— START OF RECORDS PROVIDED —
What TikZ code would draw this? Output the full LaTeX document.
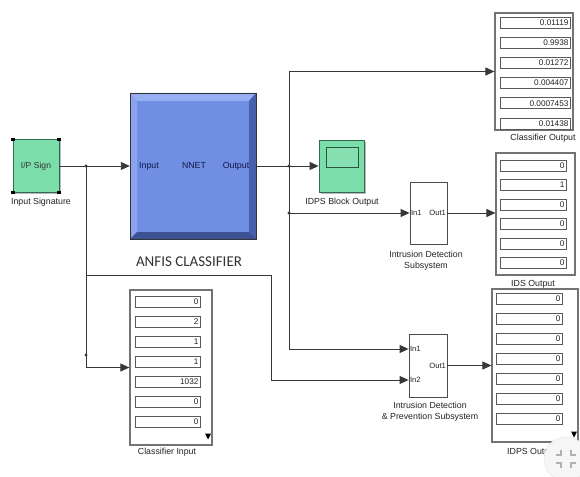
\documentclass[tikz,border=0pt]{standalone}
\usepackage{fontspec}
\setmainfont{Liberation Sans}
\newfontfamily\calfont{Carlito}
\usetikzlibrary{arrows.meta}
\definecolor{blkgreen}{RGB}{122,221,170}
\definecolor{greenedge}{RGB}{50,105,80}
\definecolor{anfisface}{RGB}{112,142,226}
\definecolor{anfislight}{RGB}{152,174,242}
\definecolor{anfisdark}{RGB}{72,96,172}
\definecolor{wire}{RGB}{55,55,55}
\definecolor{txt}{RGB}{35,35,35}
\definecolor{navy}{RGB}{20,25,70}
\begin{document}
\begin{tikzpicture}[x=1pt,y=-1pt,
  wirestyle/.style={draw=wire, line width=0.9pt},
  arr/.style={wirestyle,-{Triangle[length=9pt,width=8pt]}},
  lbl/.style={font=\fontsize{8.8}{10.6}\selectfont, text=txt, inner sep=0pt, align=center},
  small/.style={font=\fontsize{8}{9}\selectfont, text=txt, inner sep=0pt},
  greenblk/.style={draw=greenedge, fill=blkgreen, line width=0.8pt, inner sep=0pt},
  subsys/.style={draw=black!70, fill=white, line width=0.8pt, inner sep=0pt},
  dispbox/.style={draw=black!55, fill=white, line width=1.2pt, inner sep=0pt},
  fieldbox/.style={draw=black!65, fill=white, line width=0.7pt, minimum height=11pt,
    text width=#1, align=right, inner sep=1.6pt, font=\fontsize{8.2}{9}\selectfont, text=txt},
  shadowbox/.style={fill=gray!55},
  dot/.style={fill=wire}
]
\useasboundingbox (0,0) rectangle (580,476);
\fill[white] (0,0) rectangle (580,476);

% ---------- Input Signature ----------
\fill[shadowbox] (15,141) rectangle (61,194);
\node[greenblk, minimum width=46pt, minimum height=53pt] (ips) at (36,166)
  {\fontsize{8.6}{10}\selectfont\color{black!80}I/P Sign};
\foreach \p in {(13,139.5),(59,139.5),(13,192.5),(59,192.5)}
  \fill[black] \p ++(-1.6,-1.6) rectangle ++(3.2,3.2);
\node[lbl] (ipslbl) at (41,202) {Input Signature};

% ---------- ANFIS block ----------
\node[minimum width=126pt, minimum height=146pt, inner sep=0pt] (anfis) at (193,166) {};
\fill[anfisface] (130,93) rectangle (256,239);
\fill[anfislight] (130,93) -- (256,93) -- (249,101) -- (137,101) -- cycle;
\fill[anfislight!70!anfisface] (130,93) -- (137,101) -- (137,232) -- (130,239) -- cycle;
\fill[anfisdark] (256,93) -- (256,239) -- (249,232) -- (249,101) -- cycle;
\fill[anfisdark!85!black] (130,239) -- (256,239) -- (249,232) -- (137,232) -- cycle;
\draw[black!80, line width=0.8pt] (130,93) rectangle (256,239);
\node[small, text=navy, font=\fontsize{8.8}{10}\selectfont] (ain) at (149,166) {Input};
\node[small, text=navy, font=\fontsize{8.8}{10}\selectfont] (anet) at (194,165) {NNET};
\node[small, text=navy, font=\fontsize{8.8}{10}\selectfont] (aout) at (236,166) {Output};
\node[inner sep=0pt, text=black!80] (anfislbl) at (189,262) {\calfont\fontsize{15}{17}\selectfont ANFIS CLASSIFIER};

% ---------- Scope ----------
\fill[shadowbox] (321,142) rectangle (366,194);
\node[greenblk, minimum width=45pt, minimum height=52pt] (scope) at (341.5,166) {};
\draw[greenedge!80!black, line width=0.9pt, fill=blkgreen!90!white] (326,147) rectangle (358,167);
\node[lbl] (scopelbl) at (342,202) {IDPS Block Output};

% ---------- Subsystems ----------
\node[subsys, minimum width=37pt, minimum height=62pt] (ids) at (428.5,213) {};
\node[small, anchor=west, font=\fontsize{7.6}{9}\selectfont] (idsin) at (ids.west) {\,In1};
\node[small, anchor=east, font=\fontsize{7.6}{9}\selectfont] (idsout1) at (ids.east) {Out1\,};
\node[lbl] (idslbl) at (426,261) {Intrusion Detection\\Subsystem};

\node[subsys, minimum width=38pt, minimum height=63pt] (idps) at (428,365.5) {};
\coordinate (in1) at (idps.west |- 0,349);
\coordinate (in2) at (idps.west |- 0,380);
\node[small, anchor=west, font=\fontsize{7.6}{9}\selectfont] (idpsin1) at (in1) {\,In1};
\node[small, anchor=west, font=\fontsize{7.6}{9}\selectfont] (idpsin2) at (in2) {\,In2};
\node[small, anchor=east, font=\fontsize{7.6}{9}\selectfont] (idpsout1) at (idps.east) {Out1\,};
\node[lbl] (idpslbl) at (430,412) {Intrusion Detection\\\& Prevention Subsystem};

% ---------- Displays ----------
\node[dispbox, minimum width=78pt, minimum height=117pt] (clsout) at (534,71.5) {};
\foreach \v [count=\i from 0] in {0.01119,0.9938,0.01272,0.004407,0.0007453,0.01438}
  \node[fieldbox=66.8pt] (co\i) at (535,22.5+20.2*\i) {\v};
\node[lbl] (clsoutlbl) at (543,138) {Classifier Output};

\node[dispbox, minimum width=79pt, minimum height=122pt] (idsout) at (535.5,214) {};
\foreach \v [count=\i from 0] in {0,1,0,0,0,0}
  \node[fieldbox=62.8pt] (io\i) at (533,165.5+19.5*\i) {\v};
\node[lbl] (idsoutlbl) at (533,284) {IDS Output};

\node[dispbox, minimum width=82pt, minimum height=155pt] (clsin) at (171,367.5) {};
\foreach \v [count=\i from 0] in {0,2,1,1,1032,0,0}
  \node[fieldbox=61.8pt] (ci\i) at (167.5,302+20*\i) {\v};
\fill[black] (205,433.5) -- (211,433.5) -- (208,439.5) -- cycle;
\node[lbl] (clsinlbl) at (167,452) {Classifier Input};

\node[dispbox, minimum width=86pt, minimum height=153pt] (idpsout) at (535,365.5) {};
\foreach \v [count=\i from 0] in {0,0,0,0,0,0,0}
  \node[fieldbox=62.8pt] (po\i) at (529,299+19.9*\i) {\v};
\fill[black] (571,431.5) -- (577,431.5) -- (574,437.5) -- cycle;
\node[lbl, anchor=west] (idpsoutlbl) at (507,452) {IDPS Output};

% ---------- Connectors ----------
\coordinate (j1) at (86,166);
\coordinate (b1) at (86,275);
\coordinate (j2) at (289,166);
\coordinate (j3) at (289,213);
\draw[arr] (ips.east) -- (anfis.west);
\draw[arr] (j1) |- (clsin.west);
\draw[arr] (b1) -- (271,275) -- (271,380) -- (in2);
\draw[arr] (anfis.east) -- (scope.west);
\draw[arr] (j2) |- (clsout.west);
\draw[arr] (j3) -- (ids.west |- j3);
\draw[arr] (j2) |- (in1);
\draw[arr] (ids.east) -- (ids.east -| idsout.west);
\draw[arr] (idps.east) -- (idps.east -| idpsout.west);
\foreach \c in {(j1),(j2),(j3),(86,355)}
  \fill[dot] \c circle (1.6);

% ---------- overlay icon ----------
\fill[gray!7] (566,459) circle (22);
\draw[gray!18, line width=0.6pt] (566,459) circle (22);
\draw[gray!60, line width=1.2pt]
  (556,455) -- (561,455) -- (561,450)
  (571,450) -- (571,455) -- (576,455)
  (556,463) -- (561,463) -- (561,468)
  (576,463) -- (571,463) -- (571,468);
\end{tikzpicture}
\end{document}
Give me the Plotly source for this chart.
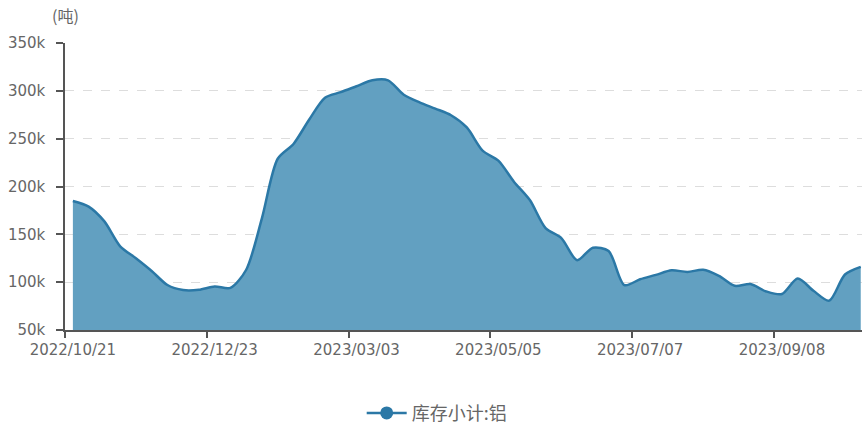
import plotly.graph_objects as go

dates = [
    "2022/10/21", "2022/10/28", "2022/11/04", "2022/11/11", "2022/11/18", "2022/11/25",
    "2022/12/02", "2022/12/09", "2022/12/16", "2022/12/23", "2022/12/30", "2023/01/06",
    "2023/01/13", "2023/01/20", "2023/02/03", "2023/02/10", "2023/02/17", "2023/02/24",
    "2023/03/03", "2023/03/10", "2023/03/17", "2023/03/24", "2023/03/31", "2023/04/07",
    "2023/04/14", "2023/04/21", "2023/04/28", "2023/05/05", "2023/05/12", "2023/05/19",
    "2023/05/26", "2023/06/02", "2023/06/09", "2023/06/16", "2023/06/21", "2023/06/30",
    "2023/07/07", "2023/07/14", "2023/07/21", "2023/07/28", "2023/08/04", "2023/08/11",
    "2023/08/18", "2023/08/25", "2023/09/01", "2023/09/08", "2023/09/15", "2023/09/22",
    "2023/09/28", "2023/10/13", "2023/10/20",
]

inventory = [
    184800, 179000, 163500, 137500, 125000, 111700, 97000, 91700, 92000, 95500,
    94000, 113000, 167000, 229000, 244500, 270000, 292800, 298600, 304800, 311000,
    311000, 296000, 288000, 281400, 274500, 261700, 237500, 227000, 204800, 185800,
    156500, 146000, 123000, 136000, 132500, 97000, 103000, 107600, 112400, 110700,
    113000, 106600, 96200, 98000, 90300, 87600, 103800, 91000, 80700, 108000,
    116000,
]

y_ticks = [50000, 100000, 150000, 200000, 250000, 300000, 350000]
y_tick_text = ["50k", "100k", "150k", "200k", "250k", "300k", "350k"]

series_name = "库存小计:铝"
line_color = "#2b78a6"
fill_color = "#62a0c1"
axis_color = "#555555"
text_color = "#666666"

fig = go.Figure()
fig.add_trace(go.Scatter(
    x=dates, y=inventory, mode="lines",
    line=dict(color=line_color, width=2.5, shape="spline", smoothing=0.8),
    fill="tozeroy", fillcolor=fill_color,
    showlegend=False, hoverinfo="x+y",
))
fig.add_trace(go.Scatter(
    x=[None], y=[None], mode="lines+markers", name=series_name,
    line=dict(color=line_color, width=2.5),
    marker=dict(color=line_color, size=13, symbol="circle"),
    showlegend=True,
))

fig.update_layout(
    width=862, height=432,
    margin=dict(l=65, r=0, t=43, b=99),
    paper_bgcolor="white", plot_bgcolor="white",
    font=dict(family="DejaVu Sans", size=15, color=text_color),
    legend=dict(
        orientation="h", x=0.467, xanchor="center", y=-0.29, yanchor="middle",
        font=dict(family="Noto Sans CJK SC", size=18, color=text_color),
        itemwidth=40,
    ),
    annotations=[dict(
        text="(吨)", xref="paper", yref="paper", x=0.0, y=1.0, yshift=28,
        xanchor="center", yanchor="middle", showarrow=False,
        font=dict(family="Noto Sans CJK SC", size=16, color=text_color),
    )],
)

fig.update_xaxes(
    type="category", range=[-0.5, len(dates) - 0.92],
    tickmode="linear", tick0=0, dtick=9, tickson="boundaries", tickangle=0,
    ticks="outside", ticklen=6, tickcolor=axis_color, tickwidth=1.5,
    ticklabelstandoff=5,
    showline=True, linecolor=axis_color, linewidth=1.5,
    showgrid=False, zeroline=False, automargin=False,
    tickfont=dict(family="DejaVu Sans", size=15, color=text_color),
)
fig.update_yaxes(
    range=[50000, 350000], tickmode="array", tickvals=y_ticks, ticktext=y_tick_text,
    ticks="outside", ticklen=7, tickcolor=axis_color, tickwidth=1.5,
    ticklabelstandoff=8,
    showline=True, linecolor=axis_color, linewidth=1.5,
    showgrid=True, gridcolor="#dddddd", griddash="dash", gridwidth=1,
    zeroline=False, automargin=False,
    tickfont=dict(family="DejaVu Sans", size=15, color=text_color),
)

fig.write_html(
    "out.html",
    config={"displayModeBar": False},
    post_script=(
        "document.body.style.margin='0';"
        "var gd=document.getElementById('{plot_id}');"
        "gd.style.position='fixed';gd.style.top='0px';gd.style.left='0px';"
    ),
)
— END OF RECORDS PROVIDED —
### THE REQUEST
Transcribe exactly, with no pictures, the lines running from the first line of the material through the line holding "(ipslbl) at (41,202)".

### FINAL ANSWER
What TikZ code would draw this? Output the full LaTeX document.
\documentclass[tikz,border=0pt]{standalone}
\usepackage{fontspec}
\setmainfont{Liberation Sans}
\newfontfamily\calfont{Carlito}
\usetikzlibrary{arrows.meta}
\definecolor{blkgreen}{RGB}{122,221,170}
\definecolor{greenedge}{RGB}{50,105,80}
\definecolor{anfisface}{RGB}{112,142,226}
\definecolor{anfislight}{RGB}{152,174,242}
\definecolor{anfisdark}{RGB}{72,96,172}
\definecolor{wire}{RGB}{55,55,55}
\definecolor{txt}{RGB}{35,35,35}
\definecolor{navy}{RGB}{20,25,70}
\begin{document}
\begin{tikzpicture}[x=1pt,y=-1pt,
  wirestyle/.style={draw=wire, line width=0.9pt},
  arr/.style={wirestyle,-{Triangle[length=9pt,width=8pt]}},
  lbl/.style={font=\fontsize{8.8}{10.6}\selectfont, text=txt, inner sep=0pt, align=center},
  small/.style={font=\fontsize{8}{9}\selectfont, text=txt, inner sep=0pt},
  greenblk/.style={draw=greenedge, fill=blkgreen, line width=0.8pt, inner sep=0pt},
  subsys/.style={draw=black!70, fill=white, line width=0.8pt, inner sep=0pt},
  dispbox/.style={draw=black!55, fill=white, line width=1.2pt, inner sep=0pt},
  fieldbox/.style={draw=black!65, fill=white, line width=0.7pt, minimum height=11pt,
    text width=#1, align=right, inner sep=1.6pt, font=\fontsize{8.2}{9}\selectfont, text=txt},
  shadowbox/.style={fill=gray!55},
  dot/.style={fill=wire}
]
\useasboundingbox (0,0) rectangle (580,476);
\fill[white] (0,0) rectangle (580,476);

% ---------- Input Signature ----------
\fill[shadowbox] (15,141) rectangle (61,194);
\node[greenblk, minimum width=46pt, minimum height=53pt] (ips) at (36,166)
  {\fontsize{8.6}{10}\selectfont\color{black!80}I/P Sign};
\foreach \p in {(13,139.5),(59,139.5),(13,192.5),(59,192.5)}
  \fill[black] \p ++(-1.6,-1.6) rectangle ++(3.2,3.2);
\node[lbl] (ipslbl) at (41,202) {Input Signature};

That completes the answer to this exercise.